Dr. Singh holds several appointments related to his research interests. He is the Editor-in-Chief for Review of Policy Research, an official journal of the Policy Studies Organization, published by Blackwell. He is also a political consultant for Voice of America’s Hindi broadcasts and appears regularly on their radio and television shows. He was a Visiting Scholar at the World Trade Organization in Geneva in 2004 and a Visiting Fellow at the New America Foundation (2002-04) in Washington, DC.
He also holds several positions in professional associations. He chairs the Science, Technology and Environmental Politics section of the American Political Science Association. He is the President of the International Communication section of the International Studies Association. He is also a Vice President of the Policy Studies Organization and Ex-President of the International Communication section of the International Studies Association.

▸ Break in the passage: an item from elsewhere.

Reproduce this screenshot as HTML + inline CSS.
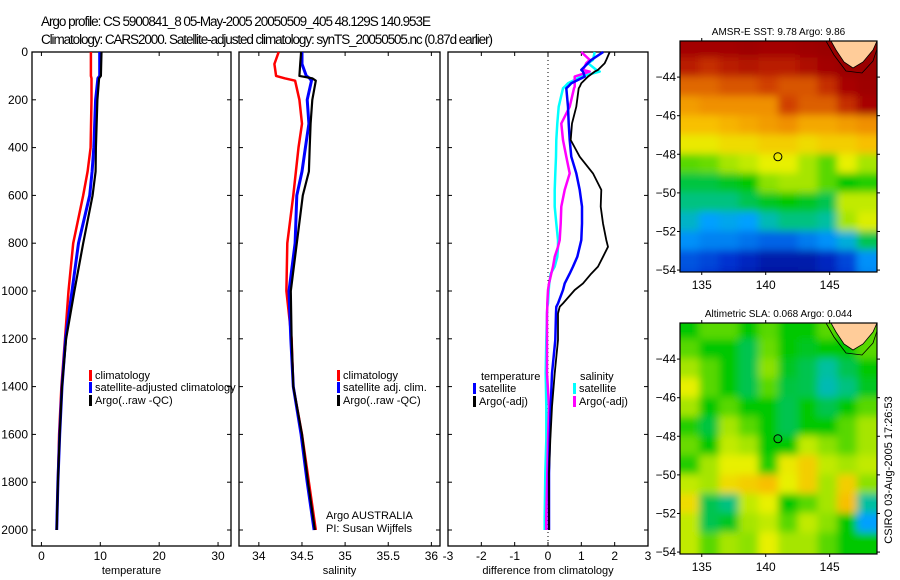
<!DOCTYPE html>
<html><head><meta charset="utf-8"><style>
body{margin:0;background:#fff}
svg{display:block;font-family:"Liberation Sans",sans-serif}
</style></head><body>
<svg id="fig" width="900" height="580" viewBox="0 0 900 580">
<defs>
<filter id="bl1" filterUnits="userSpaceOnUse" x="670" y="30" width="220" height="255"><feGaussianBlur stdDeviation="4"/></filter>
<filter id="bl2" filterUnits="userSpaceOnUse" x="670" y="312" width="220" height="255"><feGaussianBlur stdDeviation="4"/></filter>
<clipPath id="c1"><rect x="680" y="41" width="197" height="231"/></clipPath>
<clipPath id="c2"><rect x="680" y="323" width="197" height="231"/></clipPath>
</defs>
<text x="41" y="26" font-size="13.5" textLength="390">Argo profile: CS 5900841_8 05-May-2005 20050509_405 48.129S 140.953E</text>
<text x="41" y="44" font-size="13.5" textLength="452">Climatology: CARS2000. Satellite-adjusted climatology: synTS_20050505.nc (0.87d earlier)</text>
<g id="root"></g>
</svg>
<script>
// ---- data ----
const tDepth = [0,100,110,200,400,500,600,800,1000,1200,1400,1600,1800,2000];
const tClim  = [8.4,8.4,8.5,8.5,8.35,7.85,7.1,5.4,4.6,4.0,3.4,3.0,2.8,2.6];
const tSat   = [9.9,9.9,9.6,9.2,8.9,8.6,8.2,6.3,5.2,4.1,3.5,3.1,2.8,2.6];
const tArgo  = [10.2,10.1,9.8,9.5,9.25,9.2,8.7,7.1,5.6,4.2,3.5,3.1,2.8,2.6];
const sDepth = [0,50,100,110,120,200,300,400,500,600,800,1000,1200,1400,1600,1800,2000];
const sClim  = [34.23,34.18,34.2,34.3,34.42,34.47,34.5,34.46,34.43,34.4,34.33,34.32,34.38,34.4,34.5,34.58,34.66];
const sSat   = [34.5,34.5,34.55,34.59,34.61,34.56,34.58,34.54,34.5,34.44,34.42,34.35,34.37,34.4,34.49,34.56,34.64];
const sArgo  = [34.49,34.48,34.47,34.62,34.66,34.62,34.6,34.59,34.58,34.51,34.44,34.37,34.38,34.4,34.5,34.57,34.65];
const dDepth = [0,33,47,75,82,103,131,145,152,229,299,368,438,508,577,647,717,787,815,857,898,927,968,996,1052,1066,1094,1205,1345,1484,1624,1763,1945,2000];
const dTSat  = [1.66,1.3,1.2,1.0,1.05,1.1,0.7,0.6,0.55,0.6,0.62,0.65,0.7,0.85,0.95,1.02,1.02,1.0,0.95,0.88,0.75,0.65,0.5,0.45,0.3,0.25,0.24,0.22,0.12,0.08,0.05,0.03,0.03,0.03];
const dTArgo = [1.85,1.75,1.7,1.5,1.4,1.2,1.0,0.95,0.92,0.85,0.72,0.68,0.95,1.35,1.6,1.58,1.65,1.75,1.8,1.65,1.5,1.3,1.05,0.8,0.45,0.35,0.3,0.3,0.2,0.12,0.07,0.03,0.03,0.03];
const dSSat  = [1.4,1.35,1.2,1.45,1.55,1.0,0.6,0.5,0.45,0.32,0.28,0.25,0.24,0.22,0.2,0.2,0.25,0.3,0.3,0.28,0.2,0.08,0.04,0.02,0,-0.02,-0.03,-0.05,-0.07,-0.05,-0.05,-0.08,-0.1,-0.1];
const dSArgo = [1.0,1.25,1.15,1.05,1.25,0.8,0.8,0.8,0.78,0.65,0.4,0.45,0.55,0.65,0.5,0.4,0.38,0.35,0.3,0.2,0.15,0.1,0.03,0,-0.02,-0.02,-0.03,-0.03,-0.03,0.03,0,-0.02,-0.05,-0.05];
const depthTicks = [0,200,400,600,800,1000,1200,1400,1600,1800,2000];
const tTicks = [0,10,20,30];
const sTicks = [34,34.5,35,35.5,36];
const dTicks = [-3,-2,-1,0,1,2,3];
const latTicks = [-44,-46,-48,-50,-52,-54];
const lonTicks = [135,140,145];
const argoLat = -48.129, argoLon = 140.953;
const sstGrid = [
[.96,.96,.96,.97,.96,.96,.97,.98,.98,.98],
[.92,.9,.92,.93,.92,.92,.94,.96,.98,.98],
[.84,.84,.86,.86,.88,.86,.86,.9,.95,.97],
[.78,.8,.8,.8,.8,.88,.85,.85,.9,.95],
[.72,.72,.74,.76,.78,.8,.76,.76,.78,.8],
[.66,.66,.68,.68,.7,.7,.68,.7,.7,.72],
[.55,.56,.6,.62,.65,.65,.6,.55,.65,.6],
[.46,.46,.48,.5,.58,.6,.6,.55,.5,.52],
[.42,.42,.42,.45,.48,.5,.48,.45,.62,.62],
[.36,.3,.32,.3,.38,.42,.42,.4,.6,.64],
[.28,.26,.26,.24,.22,.22,.25,.28,.34,.45],
[.2,.18,.15,.12,.08,.08,.08,.12,.18,.28],
[.18,.15,.12,.08,.05,.05,.06,.1,.16,.26]];
const slaGrid = [
[.5,.55,.55,.5,.55,.5,.5,.55,.5,.55],
[.55,.5,.5,.45,.56,.5,.48,.5,.5,.55],
[.6,.55,.5,.45,.58,.48,.45,.4,.45,.5],
[.65,.55,.5,.45,.55,.46,.45,.38,.42,.48],
[.6,.5,.55,.5,.5,.45,.5,.45,.5,.55],
[.52,.46,.6,.55,.5,.45,.5,.5,.55,.6],
[.56,.5,.62,.6,.5,.5,.62,.58,.55,.6],
[.52,.6,.65,.65,.52,.66,.7,.62,.6,.62],
[.62,.6,.68,.7,.72,.65,.7,.6,.7,.58],
[.68,.45,.42,.62,.65,.5,.55,.6,.72,.4],
[.62,.45,.48,.6,.62,.55,.62,.58,.5,.3],
[.62,.55,.6,.58,.65,.6,.6,.55,.5,.5],
[.62,.55,.6,.58,.65,.6,.6,.55,.5,.5]];

const NS='http://www.w3.org/2000/svg';
const root=document.getElementById('root');
function mk(tag,attrs,parent){const e=document.createElementNS(NS,tag);for(const k in attrs)e.setAttribute(k,attrs[k]);(parent||root).appendChild(e);return e;}
function txt(x,y,s,size,anchor,parent){const t=mk('text',{x:x,y:y,'font-size':size,'text-anchor':anchor||'start'},parent);t.textContent=s;return t;}

const yTop=52, yPer=0.239;
function yD(d){return yTop+d*yPer;}

function panel(name,x0,x1,vmin,vmax,ticks,title,showY){
  const g=mk('g',{});
  
  
  const sx=v=>x0+(v-vmin)/(vmax-vmin)*(x1-x0);
  mk('rect',{x:x0,y:yTop,width:x1-x0,height:494,fill:'none',stroke:'#000','stroke-width':1.3},g);
  ticks.forEach(v=>{const x=sx(v);
    mk('line',{x1:x,x2:x,y1:yTop,y2:yTop+4,stroke:'#000'},g);
    mk('line',{x1:x,x2:x,y1:546,y2:542,stroke:'#000'},g);
    const t=txt(x,560,String(v),12,'middle',g);
    
    
  });
  depthTicks.forEach(d=>{const y=yD(d);
    mk('line',{x1:x0,x2:x0+4,y1:y,y2:y,stroke:'#000'},g);
    mk('line',{x1:x1,x2:x1-4,y1:y,y2:y,stroke:'#000'},g);
    if(showY){const t=txt(x0-4,y+4,String(d),12,'end',g);
      
      }
  });
  const tt=txt((x0+x1)/2,574,title,11,'middle',g);
  
  
  return {g,sx};
}
function line(p,depths,vals,color,w,name){
  const pts=depths.map((d,i)=>p.sx(vals[i]).toFixed(1)+','+yD(d).toFixed(1)).join(' ');
  const l=mk('polyline',{points:pts,fill:'none',stroke:color,'stroke-width':w,'stroke-linejoin':'round'},p.g);
  
  
}
function legend(g,x,y,color,label){
  mk('rect',{x:x,y:y-9,width:3,height:11,fill:color},g);
  const t=txt(x+6,y,label,11,'start',g);
  
  
}

const p1=panel('temperature-panel',32,231,-1.6,32.2,tTicks,'temperature',true);
line(p1,tDepth,tClim,'#f00',2.5,'temp-climatology-line');
line(p1,tDepth,tSat,'#00f',3,'temp-satellite-line');
line(p1,tDepth,tArgo,'#000',2.2,'temp-argo-line');
legend(p1.g,89,379,'#f00','climatology');
legend(p1.g,89,391,'#00f','satellite-adjusted climatology');
legend(p1.g,89,404,'#000','Argo(..raw -QC)');

const p2=panel('salinity-panel',239,440,33.77,36.1,sTicks,'salinity',false);
line(p2,sDepth,sClim,'#f00',2.5,'sal-climatology-line');
line(p2,sDepth,sSat,'#00f',3,'sal-satellite-line');
line(p2,sDepth,sArgo,'#000',2.2,'sal-argo-line');
legend(p2.g,337,379,'#f00','climatology');
legend(p2.g,337,391,'#00f','satellite adj. clim.');
legend(p2.g,337,404,'#000','Argo(..raw -QC)');
let a=txt(326,519,'Argo AUSTRALIA',11,'start',p2.g);


a=txt(326,532,'PI: Susan Wijffels',11,'start',p2.g);



const p3=panel('difference-panel',448,648,-3,3,dTicks,'difference from climatology',false);
mk('line',{x1:p3.sx(0),x2:p3.sx(0),y1:yTop,y2:546,stroke:'#000','stroke-dasharray':'1,3'},p3.g);
line(p3,dDepth,dSSat,'#0ff',2.5,'diff-sal-satellite-line');
line(p3,dDepth,dSArgo,'#f0f',2.5,'diff-sal-argo-line');
line(p3,dDepth,dTSat,'#00f',2.5,'diff-temp-satellite-line');
line(p3,dDepth,dTArgo,'#000',1.8,'diff-temp-argo-line');
a=txt(481,380,'temperature',11,'start',p3.g);


legend(p3.g,473,392,'#00f','satellite');
legend(p3.g,473,405,'#000','Argo(-adj)');
a=txt(580,380,'salinity',11,'start',p3.g);


legend(p3.g,573,392,'#0ff','satellite');
legend(p3.g,573,405,'#f0f','Argo(-adj)');

const cmapStops=[[0,[0,0,128]],[.15,[0,48,208]],[.3,[0,160,255]],[.4,[0,192,160]],[.5,[0,200,0]],[.58,[140,225,0]],[.65,[232,240,0]],[.72,[248,192,0]],[.8,[240,144,0]],[.88,[208,64,0]],[.95,[168,0,0]],[1,[144,0,0]]];
function cmap(v){v=Math.max(0,Math.min(1,v));
  for(let i=1;i<cmapStops.length;i++){if(v<=cmapStops[i][0]){const [a0,c0]=cmapStops[i-1],[a1,c1]=cmapStops[i];const f=(v-a0)/(a1-a0);
    return 'rgb('+c0.map((c,k)=>Math.round(c+(c1[k]-c)*f)).join(',')+')';}}
  return 'rgb(144,0,0)';}

function map(name,top,grid,title,clip,filt){
  const g=mk('g',{});
  
  
  const L=680,R=877,lon0=133.3,lon1=148.7,lat0=-42.13,lat1=-54.1;
  const sx=v=>L+(v-lon0)/(lon1-lon0)*(R-L);
  const sy=v=>top+(v-lat0)/(lat1-lat0)*231;
  const cg=mk('g',{'clip-path':'url(#'+clip+')'},g);
  const ig=mk('g',{filter:'url(#'+filt+')'},cg);
  const cw=(lon1-lon0)/grid[0].length;
  grid.forEach((row,i)=>row.forEach((v,j)=>{
    let x=sx(lon0+j*cw), y=sy(-42-i), x2=sx(lon0+(j+1)*cw), y2=sy(-43-i);
    if(j===0)x-=12; if(j===row.length-1)x2+=12; if(i===0)y-=12; if(i===grid.length-1)y2+=12;
    const c=mk('rect',{x:x-0.5,y:y-0.5,width:x2-x+1,height:y2-y+1,fill:cmap(v)},ig);
    
    
  }));
  const land=mk('polygon',{points:[[831,0],[877,0],[873,9],[863,21],[853,27],[844,21],[836,9]].map(p=>p[0]+','+(top+p[1])).join(' '),fill:'#ffcc99',stroke:'#000','stroke-width':0.8},cg);
  
  
  mk('polyline',{points:[[826,0],[834,14],[846,30],[862,32],[873,20],[878,5]].map(p=>p[0]+','+(top+p[1])).join(' '),fill:'none',stroke:'#000','stroke-width':0.8},cg);
  mk('rect',{x:L,y:top,width:R-L,height:231,fill:'none',stroke:'#000','stroke-width':1.2},g);
  latTicks.forEach(v=>{const y=sy(v);
    mk('line',{x1:L-3,x2:L,y1:y,y2:y,stroke:'#000'},g);
    mk('line',{x1:R,x2:R+3,y1:y,y2:y,stroke:'#000'},g);
    const t=txt(L-4,y+4,String(v).replace('-','\u2212'),12,'end',g);
    
    });
  lonTicks.forEach(v=>{const x=sx(v);
    mk('line',{x1:x,x2:x,y1:top-3,y2:top,stroke:'#000'},g);
    mk('line',{x1:x,x2:x,y1:top+231,y2:top+234,stroke:'#000'},g);
    const t=txt(x,top+248,String(v),12,'middle',g);
    
    });
  const c=mk('circle',{cx:sx(argoLon),cy:sy(argoLat),r:4,fill:'none',stroke:'#000','stroke-width':1},g);
  
  
  const t=txt((L+R)/2,top-6,title,10,'middle',g);
  
  
}
map('sst-map',41,sstGrid,'AMSR-E SST: 9.78 Argo: 9.86','c1','bl1');
map('sla-map',323,slaGrid,'Altimetric SLA: 0.068 Argo: 0.044','c2','bl2');
const st=txt(0,0,'CSIRO 03-Aug-2005 17:26:53',11,'middle');
st.setAttribute('transform','translate(892,470) rotate(-90)');


</script>
</body></html>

Grants and fellowships include those from the Social Science Research Council, World Bank, World Trade Organization, Ford Foundation, White House, and The Asia Society. He was one of the lead people involved in the World Bank-CCT e-commerce development project “Cottage Industry Global Marketplace” implemented in Himachal Pradesh, India, from 2000 to 2003.
I. William Zartman,
Professor Emeritus
Jacob Blaustein Distinguished Professor of International Organizations and Conflict Resolution
zartman@jhu.edu
Served as the Jacob Blaustein Professor of International Organizations and Conflict Resolution at SAIS for nearly 20 years; former director of SAIS Conflict Management and African Studies programs; former faculty member at the University of South Carolina and New York University; served as Olin Professor at the U.S. Naval Academy, Halevy Professor at the Institute of Political Studies in Paris and visiting professor at the American University in Cairo; was a consultant to the U.S. Department of State; president of the Tangier American Legation Institute for Moroccan Studies; past president of the Middle East Studies Association and the American Institute for Maghrib Studies; member of the International Steering Committee of Processes of International Negotiations Program based in Europe; received an honorary doctorate from the Catholic University of Louvain; Ph.D., international relations, Yale University.